Task to complete
Restate exactly the lines of the entries below, beginning with the first and ending with the line that holds "var svg = d3.select('svg');". Pictures are not copied.
• • • •
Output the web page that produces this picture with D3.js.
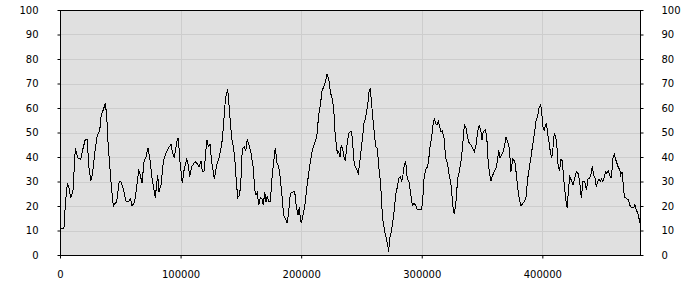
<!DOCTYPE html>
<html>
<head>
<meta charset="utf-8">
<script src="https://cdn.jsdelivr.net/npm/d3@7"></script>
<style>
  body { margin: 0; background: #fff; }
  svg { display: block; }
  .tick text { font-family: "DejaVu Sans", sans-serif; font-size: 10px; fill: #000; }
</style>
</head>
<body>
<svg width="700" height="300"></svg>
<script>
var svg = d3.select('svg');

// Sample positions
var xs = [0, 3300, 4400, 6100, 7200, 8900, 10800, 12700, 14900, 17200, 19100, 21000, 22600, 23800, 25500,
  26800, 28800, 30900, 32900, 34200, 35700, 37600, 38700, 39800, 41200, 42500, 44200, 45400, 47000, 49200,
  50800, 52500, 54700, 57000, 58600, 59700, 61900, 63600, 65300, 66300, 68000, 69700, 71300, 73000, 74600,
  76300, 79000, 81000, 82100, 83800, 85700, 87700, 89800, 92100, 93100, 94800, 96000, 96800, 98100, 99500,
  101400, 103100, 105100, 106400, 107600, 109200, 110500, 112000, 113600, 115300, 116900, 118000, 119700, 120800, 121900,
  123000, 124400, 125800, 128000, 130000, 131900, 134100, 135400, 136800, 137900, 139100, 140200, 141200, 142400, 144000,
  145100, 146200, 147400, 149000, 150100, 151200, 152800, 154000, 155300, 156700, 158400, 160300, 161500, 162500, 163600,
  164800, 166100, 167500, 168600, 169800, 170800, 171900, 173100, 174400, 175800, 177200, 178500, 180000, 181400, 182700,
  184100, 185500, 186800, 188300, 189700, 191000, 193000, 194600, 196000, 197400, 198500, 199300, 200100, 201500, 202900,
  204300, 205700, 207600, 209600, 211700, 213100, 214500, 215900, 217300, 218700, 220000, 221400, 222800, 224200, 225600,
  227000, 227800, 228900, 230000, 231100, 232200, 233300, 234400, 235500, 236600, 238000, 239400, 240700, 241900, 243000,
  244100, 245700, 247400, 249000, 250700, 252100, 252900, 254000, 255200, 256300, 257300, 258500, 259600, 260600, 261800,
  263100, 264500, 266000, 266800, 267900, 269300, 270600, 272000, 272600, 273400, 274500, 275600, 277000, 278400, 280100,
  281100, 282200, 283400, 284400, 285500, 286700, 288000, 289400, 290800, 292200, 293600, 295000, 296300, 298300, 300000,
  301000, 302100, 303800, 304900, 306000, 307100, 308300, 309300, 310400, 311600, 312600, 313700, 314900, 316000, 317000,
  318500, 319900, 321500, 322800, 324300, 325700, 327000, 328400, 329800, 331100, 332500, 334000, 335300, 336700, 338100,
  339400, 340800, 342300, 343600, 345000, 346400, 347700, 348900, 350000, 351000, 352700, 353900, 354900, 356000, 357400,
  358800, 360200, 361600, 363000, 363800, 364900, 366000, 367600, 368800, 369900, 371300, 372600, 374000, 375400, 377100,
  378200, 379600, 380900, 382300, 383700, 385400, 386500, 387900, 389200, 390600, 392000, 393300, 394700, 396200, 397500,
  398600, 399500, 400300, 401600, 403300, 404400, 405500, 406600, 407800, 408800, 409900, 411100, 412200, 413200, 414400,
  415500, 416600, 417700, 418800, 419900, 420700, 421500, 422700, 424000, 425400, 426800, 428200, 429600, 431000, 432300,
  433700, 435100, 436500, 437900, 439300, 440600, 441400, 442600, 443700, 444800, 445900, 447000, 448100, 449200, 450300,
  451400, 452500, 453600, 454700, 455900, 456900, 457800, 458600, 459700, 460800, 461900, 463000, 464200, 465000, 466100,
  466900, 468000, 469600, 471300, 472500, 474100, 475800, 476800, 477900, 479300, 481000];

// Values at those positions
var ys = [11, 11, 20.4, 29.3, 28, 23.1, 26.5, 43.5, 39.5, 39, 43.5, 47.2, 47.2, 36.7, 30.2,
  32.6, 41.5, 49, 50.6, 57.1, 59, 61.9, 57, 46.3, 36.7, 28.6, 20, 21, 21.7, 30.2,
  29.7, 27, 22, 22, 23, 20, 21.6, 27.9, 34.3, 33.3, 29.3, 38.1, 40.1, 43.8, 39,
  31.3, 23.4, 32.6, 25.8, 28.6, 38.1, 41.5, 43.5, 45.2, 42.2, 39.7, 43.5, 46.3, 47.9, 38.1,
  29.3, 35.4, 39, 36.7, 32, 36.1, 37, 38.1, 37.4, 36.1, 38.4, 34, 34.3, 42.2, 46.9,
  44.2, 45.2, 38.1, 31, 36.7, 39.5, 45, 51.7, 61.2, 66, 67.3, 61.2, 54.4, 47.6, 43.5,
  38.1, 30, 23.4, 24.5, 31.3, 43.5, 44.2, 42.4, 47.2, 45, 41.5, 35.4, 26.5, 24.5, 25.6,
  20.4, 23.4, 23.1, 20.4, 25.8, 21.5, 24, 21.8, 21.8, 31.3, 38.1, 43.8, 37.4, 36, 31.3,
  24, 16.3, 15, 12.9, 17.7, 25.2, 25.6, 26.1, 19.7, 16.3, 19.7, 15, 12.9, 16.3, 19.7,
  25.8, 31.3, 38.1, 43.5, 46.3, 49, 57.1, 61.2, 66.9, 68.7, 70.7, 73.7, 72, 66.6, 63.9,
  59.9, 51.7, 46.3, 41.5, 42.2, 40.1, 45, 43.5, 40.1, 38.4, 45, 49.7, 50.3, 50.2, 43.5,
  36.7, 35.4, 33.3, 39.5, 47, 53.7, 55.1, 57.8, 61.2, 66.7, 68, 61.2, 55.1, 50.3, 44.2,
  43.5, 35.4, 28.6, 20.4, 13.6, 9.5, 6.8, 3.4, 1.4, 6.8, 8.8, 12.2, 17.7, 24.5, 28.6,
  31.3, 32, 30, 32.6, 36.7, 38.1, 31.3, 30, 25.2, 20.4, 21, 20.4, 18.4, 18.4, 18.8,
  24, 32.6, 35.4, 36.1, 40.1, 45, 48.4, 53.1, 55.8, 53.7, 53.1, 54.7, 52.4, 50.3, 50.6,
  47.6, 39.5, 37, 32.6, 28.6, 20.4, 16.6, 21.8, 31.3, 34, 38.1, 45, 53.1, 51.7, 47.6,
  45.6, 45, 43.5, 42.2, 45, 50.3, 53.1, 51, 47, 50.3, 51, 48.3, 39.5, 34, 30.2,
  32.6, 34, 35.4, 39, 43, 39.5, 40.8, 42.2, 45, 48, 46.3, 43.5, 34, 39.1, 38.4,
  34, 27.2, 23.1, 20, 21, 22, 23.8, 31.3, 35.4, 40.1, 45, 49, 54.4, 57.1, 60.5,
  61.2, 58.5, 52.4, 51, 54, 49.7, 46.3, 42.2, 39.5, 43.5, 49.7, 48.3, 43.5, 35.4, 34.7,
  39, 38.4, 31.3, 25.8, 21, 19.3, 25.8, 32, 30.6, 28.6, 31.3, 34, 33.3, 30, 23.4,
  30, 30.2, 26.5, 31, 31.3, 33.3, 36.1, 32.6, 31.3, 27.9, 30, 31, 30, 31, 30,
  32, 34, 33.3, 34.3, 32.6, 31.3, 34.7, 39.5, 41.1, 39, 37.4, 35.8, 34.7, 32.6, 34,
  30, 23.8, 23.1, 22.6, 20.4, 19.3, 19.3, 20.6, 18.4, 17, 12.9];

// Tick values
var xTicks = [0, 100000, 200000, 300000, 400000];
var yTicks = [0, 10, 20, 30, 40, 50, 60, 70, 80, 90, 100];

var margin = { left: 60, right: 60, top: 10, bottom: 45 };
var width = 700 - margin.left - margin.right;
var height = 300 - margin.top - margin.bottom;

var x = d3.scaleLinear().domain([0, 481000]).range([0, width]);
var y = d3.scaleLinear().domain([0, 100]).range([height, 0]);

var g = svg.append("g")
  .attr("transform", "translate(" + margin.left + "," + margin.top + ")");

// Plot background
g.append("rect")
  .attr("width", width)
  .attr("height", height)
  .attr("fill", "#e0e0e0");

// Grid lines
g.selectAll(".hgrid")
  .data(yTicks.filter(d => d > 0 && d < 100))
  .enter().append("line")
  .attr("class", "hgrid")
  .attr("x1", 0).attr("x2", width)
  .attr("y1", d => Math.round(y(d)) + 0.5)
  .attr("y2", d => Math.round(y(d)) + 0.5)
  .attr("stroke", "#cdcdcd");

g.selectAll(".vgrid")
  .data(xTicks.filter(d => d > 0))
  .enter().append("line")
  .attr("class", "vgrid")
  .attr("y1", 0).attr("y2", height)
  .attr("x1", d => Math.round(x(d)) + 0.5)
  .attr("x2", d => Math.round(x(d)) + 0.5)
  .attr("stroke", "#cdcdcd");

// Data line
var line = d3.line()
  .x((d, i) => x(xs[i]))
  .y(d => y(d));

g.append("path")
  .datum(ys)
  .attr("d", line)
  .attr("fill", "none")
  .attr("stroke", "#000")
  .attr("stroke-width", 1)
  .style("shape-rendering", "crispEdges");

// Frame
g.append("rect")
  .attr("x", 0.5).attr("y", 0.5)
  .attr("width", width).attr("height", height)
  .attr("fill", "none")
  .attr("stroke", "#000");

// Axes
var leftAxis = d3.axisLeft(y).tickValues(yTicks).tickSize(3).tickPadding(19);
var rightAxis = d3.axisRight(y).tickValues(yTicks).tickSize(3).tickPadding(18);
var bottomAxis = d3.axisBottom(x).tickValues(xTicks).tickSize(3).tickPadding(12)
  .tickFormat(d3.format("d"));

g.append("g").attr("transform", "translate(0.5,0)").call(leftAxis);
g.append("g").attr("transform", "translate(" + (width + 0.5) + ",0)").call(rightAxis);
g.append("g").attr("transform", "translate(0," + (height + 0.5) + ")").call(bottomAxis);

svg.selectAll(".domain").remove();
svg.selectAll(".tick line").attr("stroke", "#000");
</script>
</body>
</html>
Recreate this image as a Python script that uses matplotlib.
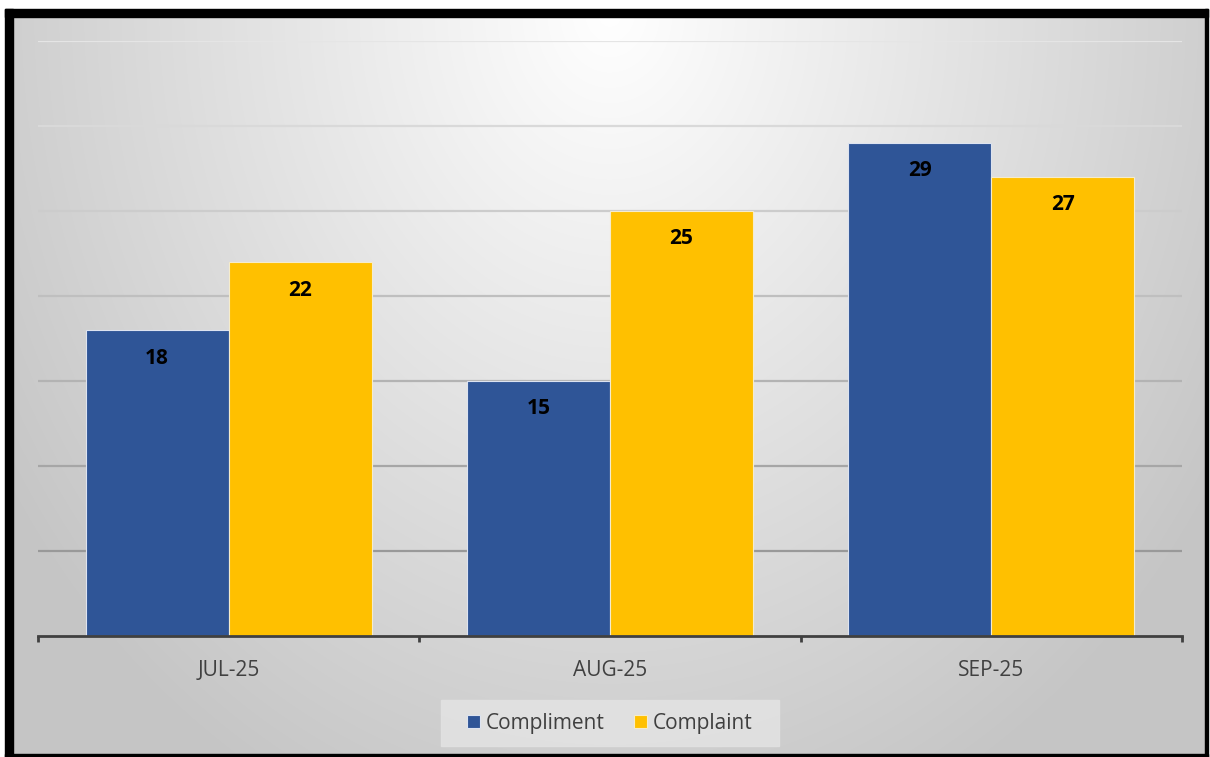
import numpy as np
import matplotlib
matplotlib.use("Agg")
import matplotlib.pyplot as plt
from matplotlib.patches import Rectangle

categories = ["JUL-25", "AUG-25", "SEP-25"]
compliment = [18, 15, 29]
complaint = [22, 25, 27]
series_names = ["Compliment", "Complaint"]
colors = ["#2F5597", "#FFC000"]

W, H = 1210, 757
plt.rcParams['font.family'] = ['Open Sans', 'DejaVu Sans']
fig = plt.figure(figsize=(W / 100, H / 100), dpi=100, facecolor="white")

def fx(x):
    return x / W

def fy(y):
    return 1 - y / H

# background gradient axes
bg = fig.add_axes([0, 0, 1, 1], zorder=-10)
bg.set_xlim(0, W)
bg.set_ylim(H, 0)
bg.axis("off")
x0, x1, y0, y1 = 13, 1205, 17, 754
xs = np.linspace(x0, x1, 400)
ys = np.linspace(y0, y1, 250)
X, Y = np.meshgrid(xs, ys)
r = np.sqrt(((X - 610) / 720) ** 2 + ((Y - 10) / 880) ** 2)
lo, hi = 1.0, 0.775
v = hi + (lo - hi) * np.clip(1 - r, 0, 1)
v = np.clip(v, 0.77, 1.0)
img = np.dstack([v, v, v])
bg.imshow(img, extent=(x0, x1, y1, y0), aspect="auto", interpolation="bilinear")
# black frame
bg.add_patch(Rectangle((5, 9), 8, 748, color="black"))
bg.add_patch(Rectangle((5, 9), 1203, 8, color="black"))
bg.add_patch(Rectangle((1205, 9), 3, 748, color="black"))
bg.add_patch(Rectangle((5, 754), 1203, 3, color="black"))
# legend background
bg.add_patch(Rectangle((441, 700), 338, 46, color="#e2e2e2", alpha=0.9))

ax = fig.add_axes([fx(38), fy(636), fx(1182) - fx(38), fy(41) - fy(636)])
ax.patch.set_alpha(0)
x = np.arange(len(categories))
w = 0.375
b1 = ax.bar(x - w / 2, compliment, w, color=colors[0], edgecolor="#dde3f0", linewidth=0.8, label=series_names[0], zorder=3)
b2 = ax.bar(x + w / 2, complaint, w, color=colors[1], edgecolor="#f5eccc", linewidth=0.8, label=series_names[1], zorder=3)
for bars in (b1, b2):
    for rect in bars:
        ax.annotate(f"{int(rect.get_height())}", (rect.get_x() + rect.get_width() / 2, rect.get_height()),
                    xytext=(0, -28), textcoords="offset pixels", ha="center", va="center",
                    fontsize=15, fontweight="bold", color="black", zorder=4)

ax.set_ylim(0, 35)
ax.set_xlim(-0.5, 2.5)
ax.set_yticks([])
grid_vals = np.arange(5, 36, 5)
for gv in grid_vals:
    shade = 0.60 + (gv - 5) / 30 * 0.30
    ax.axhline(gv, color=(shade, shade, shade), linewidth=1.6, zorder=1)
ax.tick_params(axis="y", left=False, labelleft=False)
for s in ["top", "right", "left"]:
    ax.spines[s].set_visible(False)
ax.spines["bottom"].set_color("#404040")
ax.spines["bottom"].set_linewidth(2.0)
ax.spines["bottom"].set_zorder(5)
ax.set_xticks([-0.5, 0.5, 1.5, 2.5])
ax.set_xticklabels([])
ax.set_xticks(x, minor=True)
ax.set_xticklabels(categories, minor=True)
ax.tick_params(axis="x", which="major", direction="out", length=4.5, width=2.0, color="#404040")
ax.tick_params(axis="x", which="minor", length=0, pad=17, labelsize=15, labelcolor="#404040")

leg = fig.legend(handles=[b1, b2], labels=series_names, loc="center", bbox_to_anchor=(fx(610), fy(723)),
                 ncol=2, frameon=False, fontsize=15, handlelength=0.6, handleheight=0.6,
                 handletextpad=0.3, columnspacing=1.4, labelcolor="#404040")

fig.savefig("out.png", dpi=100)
• • • •
Output of the task
Output the web page that produces this picture with D3.js.
<!DOCTYPE html>
<html>
<head>
<meta charset="utf-8">
<script src="https://cdn.jsdelivr.net/npm/d3@7"></script>
<style>
  body { margin: 0; background: #fff; }
  svg { display: block; }
  .tick text { font-family: "DejaVu Sans", sans-serif; font-size: 10px; fill: #000; }
</style>
</head>
<body>
<svg width="700" height="300"></svg>
<script>
var svg = d3.select('svg');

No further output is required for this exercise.